WHAT YOU WILL DO ::
For this exercise, return only the lines from the line containing "Give me the" through the line containing "conventional = [0.40, 0.65, 0.88, 1.00]", both ends included, exactly as they are.

EXERCISE INPUT ::
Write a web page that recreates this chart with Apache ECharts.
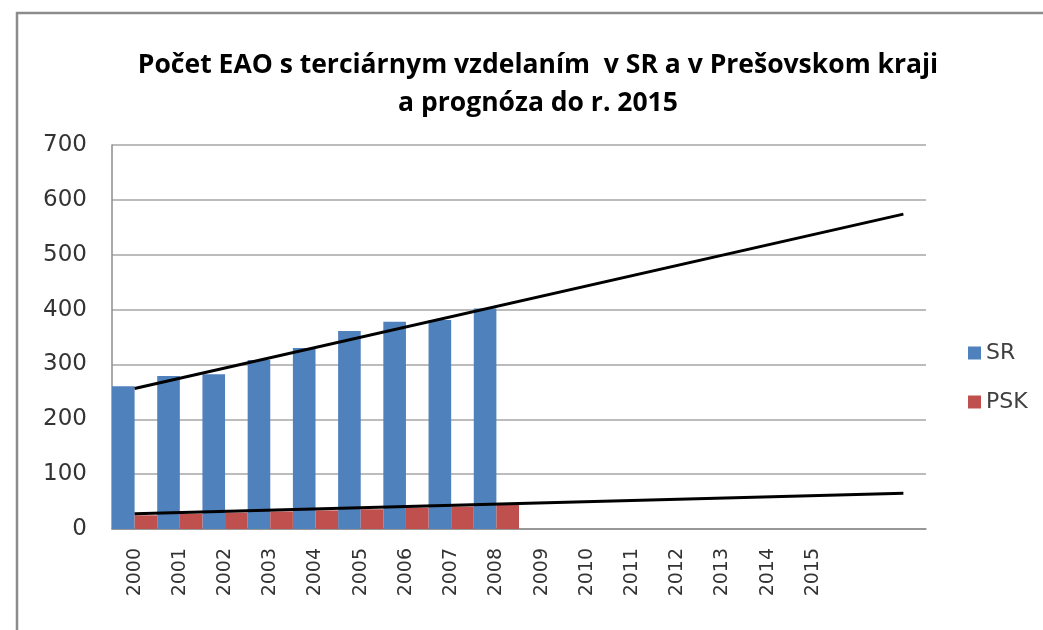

==

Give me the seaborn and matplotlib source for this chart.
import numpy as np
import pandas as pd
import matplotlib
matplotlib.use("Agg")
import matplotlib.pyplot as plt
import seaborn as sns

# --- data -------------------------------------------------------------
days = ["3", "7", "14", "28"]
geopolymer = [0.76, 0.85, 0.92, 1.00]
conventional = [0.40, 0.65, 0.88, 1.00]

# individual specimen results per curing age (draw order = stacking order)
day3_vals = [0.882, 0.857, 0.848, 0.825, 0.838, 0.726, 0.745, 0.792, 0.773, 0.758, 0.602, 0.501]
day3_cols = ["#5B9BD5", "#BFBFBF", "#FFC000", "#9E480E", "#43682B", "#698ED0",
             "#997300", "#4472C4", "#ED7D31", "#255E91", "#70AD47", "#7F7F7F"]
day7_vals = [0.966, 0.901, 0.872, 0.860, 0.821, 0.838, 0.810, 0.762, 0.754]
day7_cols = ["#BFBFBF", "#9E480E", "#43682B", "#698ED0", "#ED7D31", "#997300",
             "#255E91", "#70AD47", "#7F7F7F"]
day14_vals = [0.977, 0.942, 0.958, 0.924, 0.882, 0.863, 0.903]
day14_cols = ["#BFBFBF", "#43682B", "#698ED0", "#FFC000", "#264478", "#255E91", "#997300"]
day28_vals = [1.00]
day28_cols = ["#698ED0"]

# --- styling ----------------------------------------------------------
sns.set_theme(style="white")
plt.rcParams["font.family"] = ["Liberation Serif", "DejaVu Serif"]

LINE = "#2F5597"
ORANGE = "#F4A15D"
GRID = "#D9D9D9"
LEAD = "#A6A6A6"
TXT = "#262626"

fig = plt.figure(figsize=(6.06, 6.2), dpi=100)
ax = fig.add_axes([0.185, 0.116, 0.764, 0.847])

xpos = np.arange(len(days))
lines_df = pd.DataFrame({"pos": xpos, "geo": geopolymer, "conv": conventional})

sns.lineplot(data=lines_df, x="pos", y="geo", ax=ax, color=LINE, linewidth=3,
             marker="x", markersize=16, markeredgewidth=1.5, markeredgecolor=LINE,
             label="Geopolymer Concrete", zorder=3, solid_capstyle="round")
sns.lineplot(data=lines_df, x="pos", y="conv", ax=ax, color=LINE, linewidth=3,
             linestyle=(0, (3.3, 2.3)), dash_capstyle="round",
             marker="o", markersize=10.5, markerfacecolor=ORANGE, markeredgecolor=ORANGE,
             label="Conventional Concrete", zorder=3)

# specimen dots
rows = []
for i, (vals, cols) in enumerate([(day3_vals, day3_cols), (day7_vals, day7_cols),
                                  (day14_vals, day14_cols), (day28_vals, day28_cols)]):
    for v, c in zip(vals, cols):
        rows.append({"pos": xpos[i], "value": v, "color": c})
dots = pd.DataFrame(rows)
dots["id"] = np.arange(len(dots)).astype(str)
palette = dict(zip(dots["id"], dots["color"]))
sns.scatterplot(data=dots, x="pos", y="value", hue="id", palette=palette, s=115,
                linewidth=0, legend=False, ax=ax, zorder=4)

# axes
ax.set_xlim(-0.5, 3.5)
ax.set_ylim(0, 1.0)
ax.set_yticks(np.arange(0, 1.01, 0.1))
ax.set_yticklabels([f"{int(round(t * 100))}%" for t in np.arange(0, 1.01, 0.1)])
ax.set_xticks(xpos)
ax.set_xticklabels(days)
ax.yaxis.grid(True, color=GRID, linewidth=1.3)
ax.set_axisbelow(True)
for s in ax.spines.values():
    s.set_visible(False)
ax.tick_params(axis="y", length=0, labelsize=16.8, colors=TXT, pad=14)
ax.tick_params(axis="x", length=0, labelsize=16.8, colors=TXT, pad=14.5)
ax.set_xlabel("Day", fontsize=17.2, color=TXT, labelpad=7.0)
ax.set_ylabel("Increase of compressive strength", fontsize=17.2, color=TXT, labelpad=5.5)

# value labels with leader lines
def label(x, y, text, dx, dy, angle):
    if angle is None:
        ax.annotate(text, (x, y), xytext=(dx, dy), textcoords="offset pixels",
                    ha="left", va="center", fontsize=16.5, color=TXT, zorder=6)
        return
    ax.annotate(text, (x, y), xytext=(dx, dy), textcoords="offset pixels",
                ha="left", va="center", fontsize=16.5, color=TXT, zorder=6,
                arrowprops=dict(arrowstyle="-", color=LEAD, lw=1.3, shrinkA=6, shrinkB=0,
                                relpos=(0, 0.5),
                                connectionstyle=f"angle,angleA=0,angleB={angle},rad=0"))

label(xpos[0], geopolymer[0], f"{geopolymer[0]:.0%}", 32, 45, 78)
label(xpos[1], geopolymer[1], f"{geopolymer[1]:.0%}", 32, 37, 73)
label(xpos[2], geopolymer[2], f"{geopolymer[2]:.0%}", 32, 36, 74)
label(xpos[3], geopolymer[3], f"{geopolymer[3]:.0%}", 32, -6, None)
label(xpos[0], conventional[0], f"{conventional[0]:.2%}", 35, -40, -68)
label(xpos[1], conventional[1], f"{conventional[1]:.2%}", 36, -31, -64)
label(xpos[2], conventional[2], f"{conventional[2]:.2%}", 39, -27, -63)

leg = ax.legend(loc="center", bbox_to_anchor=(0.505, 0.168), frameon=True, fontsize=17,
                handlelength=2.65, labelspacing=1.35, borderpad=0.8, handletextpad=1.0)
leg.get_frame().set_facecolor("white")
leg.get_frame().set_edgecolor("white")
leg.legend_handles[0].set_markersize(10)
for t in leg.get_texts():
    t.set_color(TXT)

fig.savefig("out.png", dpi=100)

EXERCISE SOLUTION ::
Give me the seaborn and matplotlib source for this chart.
import numpy as np
import pandas as pd
import matplotlib
matplotlib.use("Agg")
import matplotlib.pyplot as plt
import seaborn as sns

# --- data -------------------------------------------------------------
days = ["3", "7", "14", "28"]
geopolymer = [0.76, 0.85, 0.92, 1.00]
conventional = [0.40, 0.65, 0.88, 1.00]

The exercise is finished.